Let’s just clear something up about yoga before you offer me an excuse about what you cannot do. You do NOT have to be able to touch your toes as a pre-requisite for attending a yoga class. I am not sure when or where the myth began that flexibility was a prerequisite for practicing yoga, but I assure you, it is not. Everything takes practice, yoga included. Yogis do not wake up and get out of bed every morning and jump right into headstands, one-legged standing twists, and dropping into backbends. In fact, it takes quite a bit of guided teaching and warm up to get into the poses we practice. But practice is what we do, to continue evolving and working towards the more complex poses and subtleties that yoga offers us.

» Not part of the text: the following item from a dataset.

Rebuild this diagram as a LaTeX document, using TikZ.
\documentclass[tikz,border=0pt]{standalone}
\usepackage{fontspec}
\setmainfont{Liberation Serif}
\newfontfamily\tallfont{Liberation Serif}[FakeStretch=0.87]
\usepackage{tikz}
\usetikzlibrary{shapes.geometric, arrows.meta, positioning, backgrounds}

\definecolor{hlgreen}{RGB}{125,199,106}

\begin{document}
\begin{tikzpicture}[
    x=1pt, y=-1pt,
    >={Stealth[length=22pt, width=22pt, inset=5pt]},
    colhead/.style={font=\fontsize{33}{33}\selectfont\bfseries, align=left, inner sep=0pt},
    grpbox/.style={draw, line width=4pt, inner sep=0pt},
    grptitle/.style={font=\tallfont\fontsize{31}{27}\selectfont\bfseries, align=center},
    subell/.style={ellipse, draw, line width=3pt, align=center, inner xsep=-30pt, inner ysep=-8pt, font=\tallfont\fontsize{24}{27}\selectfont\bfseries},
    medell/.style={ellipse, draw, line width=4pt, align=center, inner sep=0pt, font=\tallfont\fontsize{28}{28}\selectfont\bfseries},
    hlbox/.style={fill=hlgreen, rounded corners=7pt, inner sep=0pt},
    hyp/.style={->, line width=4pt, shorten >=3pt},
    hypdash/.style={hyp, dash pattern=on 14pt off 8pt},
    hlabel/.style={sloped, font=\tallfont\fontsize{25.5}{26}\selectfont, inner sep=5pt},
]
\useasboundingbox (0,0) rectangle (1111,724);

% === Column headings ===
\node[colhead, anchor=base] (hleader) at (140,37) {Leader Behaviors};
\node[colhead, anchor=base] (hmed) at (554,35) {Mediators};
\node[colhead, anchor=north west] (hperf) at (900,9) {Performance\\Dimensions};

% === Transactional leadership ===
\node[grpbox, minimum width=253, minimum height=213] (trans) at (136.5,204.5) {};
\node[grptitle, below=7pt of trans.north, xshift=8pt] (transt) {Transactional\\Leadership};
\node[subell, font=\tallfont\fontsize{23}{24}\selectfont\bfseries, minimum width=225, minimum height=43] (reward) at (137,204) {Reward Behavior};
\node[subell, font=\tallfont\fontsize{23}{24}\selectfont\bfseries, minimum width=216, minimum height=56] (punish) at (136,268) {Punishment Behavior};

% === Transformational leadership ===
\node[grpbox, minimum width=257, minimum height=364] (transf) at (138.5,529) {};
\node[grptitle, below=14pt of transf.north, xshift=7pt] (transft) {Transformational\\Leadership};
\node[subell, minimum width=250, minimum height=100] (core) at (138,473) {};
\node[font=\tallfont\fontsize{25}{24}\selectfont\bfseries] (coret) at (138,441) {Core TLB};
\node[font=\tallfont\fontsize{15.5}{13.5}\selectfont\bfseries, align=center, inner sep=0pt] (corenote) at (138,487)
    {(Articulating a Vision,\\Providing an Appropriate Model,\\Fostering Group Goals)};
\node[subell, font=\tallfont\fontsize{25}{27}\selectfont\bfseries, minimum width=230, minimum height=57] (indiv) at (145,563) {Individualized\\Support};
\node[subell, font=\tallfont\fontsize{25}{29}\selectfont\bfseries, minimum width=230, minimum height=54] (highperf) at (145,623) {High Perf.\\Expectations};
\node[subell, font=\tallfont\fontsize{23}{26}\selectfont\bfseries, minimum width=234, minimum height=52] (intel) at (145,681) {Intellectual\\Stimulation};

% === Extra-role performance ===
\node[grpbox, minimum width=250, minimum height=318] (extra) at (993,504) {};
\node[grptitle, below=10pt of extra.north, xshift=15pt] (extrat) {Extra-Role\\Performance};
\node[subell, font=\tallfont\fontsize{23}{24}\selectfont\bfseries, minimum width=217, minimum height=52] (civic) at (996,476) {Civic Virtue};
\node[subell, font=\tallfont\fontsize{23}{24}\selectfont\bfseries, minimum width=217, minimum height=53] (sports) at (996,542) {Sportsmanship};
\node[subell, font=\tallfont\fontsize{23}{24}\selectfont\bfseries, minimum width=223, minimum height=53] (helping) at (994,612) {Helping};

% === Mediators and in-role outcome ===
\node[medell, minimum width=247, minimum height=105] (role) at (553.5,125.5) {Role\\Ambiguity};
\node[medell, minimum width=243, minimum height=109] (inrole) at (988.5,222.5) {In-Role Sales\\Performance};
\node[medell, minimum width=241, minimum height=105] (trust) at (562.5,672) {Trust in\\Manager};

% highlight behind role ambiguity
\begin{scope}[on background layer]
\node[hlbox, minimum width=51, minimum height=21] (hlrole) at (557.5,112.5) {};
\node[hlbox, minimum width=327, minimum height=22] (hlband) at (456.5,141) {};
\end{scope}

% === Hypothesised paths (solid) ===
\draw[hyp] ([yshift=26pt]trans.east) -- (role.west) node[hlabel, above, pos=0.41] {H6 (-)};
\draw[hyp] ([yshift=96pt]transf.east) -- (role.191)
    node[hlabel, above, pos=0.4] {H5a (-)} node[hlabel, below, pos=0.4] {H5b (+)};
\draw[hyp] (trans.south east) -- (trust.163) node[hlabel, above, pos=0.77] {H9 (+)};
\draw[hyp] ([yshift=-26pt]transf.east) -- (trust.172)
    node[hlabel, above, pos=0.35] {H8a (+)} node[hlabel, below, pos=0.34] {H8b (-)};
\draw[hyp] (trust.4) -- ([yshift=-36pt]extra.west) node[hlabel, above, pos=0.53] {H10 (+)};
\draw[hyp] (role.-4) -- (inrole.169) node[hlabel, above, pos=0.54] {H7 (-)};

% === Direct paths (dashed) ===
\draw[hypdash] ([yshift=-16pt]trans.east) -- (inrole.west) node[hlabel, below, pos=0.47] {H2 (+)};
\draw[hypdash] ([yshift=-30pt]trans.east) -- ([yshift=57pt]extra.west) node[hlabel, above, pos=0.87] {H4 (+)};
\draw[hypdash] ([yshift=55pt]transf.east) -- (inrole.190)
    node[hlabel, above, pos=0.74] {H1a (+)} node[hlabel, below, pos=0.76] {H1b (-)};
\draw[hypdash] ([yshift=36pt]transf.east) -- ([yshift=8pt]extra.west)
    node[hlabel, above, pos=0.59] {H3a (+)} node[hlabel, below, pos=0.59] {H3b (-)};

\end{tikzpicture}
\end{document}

Working in the field of physical health and wellness has given me the privilege of having a great deal of friends who run marathons, do CrossFit training, dance in professional companies, train martial arts, and every single one of them practices their discipline on a regular ongoing basis. Yoga is no different. Flexibility does not come naturally to most of us, and as we age it becomes all the more challenging. We don’t practice yoga because we already can touch our toes before stepping onto the mat. We practice yoga so that we can work towards touching our toes and continue deepening our practice in an authentic way.
Come as you are. That is all we ask of you. After a practice or two, you will begin to learn what poses are accessible for you, what feels amazing, as well as which poses aren’t so comfortable. Notice and learn from the cues your body and mind offer you. Don’t judge them or yourself, simply be the witness to your own experience on the mat.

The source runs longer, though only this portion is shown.